DOCKET:                                   IMM-10322-04   

STYLE OF CAUSE:                 JOEL LIMA TOLEDO

            Applicant

- and -

MINISTER OF CITIZENSHIP AND IMMIGRATION

            Respondent

PLACE OF HEARING:            TORONTO, ONTARIO

DATE OF HEARING:               NOVEMBER 17, 2005

REASONS FOR ORDER

AND ORDER BY:                     GIBSON, J.

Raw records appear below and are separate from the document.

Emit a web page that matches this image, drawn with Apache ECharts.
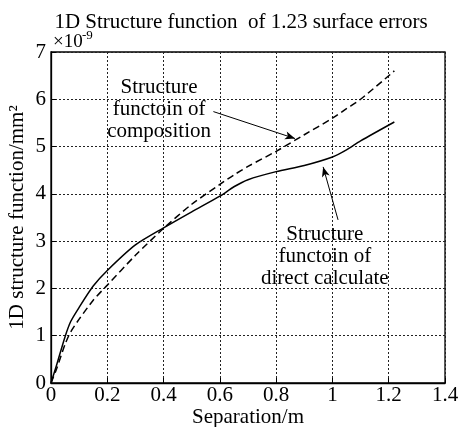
<!DOCTYPE html>
<html><head><meta charset="utf-8">
<script src="https://cdn.jsdelivr.net/npm/echarts@6/dist/echarts.min.js"></script>
<style>html,body{margin:0;padding:0;background:#fff}#c{width:460px;height:427px}</style>
</head><body><div id="c"></div>
<script>
const titleText = '1D Structure function  of 1.23 surface errors';
const xName = 'Separation/m';
const yName = '1D structure function/mm\u00b2';
const xTicks = [0, 0.2, 0.4, 0.6, 0.8, 1, 1.2, 1.4];
const yTicks = [0, 1, 2, 3, 4, 5, 6, 7];
const sepX     = [0, 0.02, 0.05, 0.07, 0.1, 0.15, 0.2, 0.3, 0.4, 0.5, 0.6, 0.65, 0.7, 0.8, 0.9, 1.0, 1.05, 1.1, 1.22];
const directY  = [0, 0.38, 0.98, 1.3, 1.6, 2.05, 2.38, 2.92, 3.28, 3.62, 3.95, 4.15, 4.3, 4.47, 4.6, 4.78, 4.93, 5.12, 5.52];
const composY  = [0, 0.3, 0.82, 1.08, 1.35, 1.75, 2.07, 2.7, 3.27, 3.78, 4.2, 4.4, 4.58, 4.9, 5.25, 5.6, 5.8, 6.0, 6.6];
// annotations: text lines, text anchor (data), arrow start/end (data)
const noteComposLines = ['Structure', 'functoin of', 'composition'];
const noteComposAt = [0.384, 6.47];
const arrowCompos = [[0.577, 5.74], [0.867, 5.17]];
const noteDirectLines = ['Structure', 'functoin of', 'direct calculate'];
const noteDirectAt = [0.973, 3.37];
const arrowDirect = [[1.02, 3.45], [0.967, 4.57]];

const FONT = '"Liberation Serif", "Times New Roman", serif';
const chart = echarts.init(document.getElementById('c'), null, {renderer: 'canvas'});
const pairs = ys => sepX.map((x, i) => [x, ys[i]]);
const fmt = v => String(+(+v).toFixed(1));

chart.setOption({
  animation: false,
  backgroundColor: '#fff',
  grid: {left: 51, right: 15, top: 52, bottom: 44, show: true, borderColor: '#000', borderWidth: 1.3,
         backgroundColor: 'transparent', containLabel: false, outerBoundsMode: 'none'},
  xAxis: {
    type: 'value', min: xTicks[0], max: xTicks[xTicks.length - 1], interval: 0.2,
    name: xName, nameLocation: 'middle', nameGap: 24, nameMoveOverlap: false,
    nameTextStyle: {fontFamily: FONT, fontSize: 21, color: '#000'},
    axisLine: {show: true, onZero: false, lineStyle: {color: '#000', width: 1.3}},
    axisTick: {show: true, inside: true, length: 5, lineStyle: {color: '#000'}},
    axisLabel: {fontFamily: FONT, fontSize: 21, color: '#000', margin: 2, formatter: fmt},
    splitLine: {show: true, lineStyle: {color: '#222', width: 1, type: [2, 2]}}
  },
  yAxis: {
    type: 'value', min: yTicks[0], max: yTicks[yTicks.length - 1], interval: 1,
    name: yName, nameLocation: 'middle', nameGap: 23, nameRotate: 90, nameMoveOverlap: false,
    nameTextStyle: {fontFamily: FONT, fontSize: 21, color: '#000'},
    axisLine: {show: true, onZero: false, lineStyle: {color: '#000', width: 1.3}},
    axisTick: {show: true, inside: true, length: 5, lineStyle: {color: '#000'}},
    axisLabel: {fontFamily: FONT, fontSize: 21, color: '#000', margin: 5, formatter: fmt},
    splitLine: {show: true, lineStyle: {color: '#222', width: 1, type: [2, 2]}}
  },
  series: [
    {
      name: 'direct', type: 'line', data: pairs(directY), smooth: 0.25, showSymbol: false,
      lineStyle: {color: '#000', width: 1.5}, silent: true,
      markLine: {
        silent: true, symbol: ['none', 'arrow'], symbolSize: [6, 10], label: {show: false},
        lineStyle: {color: '#000', width: 1, type: 'solid'},
        data: [
          [{coord: arrowCompos[0]}, {coord: arrowCompos[1]}],
          [{coord: arrowDirect[0]}, {coord: arrowDirect[1]}]
        ]
      }
    },
    {
      name: 'compos', type: 'line', data: pairs(composY), smooth: 0.25, showSymbol: false,
      lineStyle: {color: '#000', width: 1.5, type: [7, 4]}, silent: true
    }
  ]
});

function txt(text, x, y, size, align) {
  return {type: 'text', x: x, y: y,
    style: {text: text, font: size + 'px "Liberation Serif"', fontFamily: 'Liberation Serif', fontSize: size,
            fill: '#000', align: align || 'center'}};
}
function placeNotes() {
  const a = chart.convertToPixel({gridIndex: 0}, noteComposAt);
  const b = chart.convertToPixel({gridIndex: 0}, noteDirectAt);
  const els = [txt(titleText, 241, 12, 21), txt('×10', 53, 33, 19, 'left'), txt('-9', 82, 29, 13, 'left')];
  noteComposLines.forEach((s, i) => els.push(txt(s, a[0], a[1] + i * 22, 21)));
  noteDirectLines.forEach((s, i) => els.push(txt(s, b[0], b[1] + i * 22, 21)));
  chart.setOption({graphic: els});
}
placeNotes();
</script>
</body></html>
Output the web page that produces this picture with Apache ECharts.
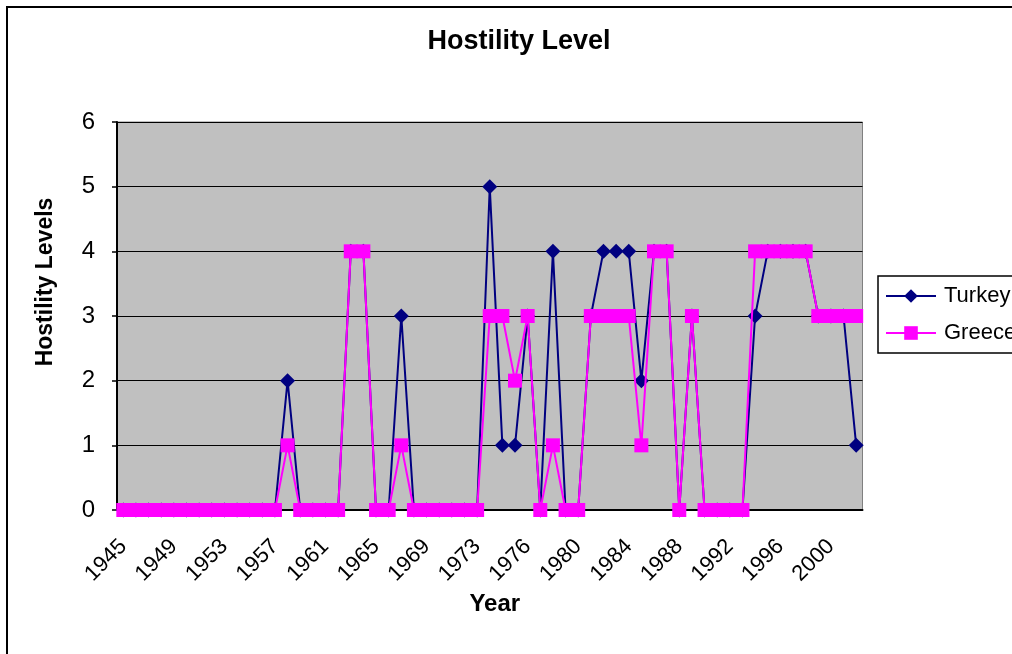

DATED:                                      November 21, 2005

APPEARANCES BY:              

Mr. Rocco Galati                                                                    For the Applicant       

Mr. Lorne McClenaghan                                                        For the Respondent

SOLICITORS OF RECORD:

Galati, Rodrigues, Azevedo & Associates                         For the Applicant

Barristers and Solicitors

Toronto, ON

               

John H. Sims, Q.C.                                                                For the Respondent

Deputy Attorney General of Canada

Toronto, ON



[1]See, for example: Vergunov v. Canada (Minister of Citizenship and Immigration, [1999] F.C.J. No. 584, Pelletier J., as he then was; Goodman v. Canada (Minister of Citizenship and Immigration, [2000] F.C.J. 418, Lemieux J.; Randhawa v. Canada (Minister of Citizenship and Immigration) 2003 FCT 418, Layden-Stevenson J.; Pedro v. Canada (Minister of Citizenship and Immigration) 2003 FCT 565, Campbell J.; Agbon v. Canada (Minister of Citizenship and Immigration) 2004 FC 356, O'Reilly J.; Ngugi v. Canada (Minister of Citizenship and Immigration), 2004 FC 432, Russell J.; and Ortiz v. Canada (Minister of Citizenship and Immigration) 2005 FC 346, Campbell J.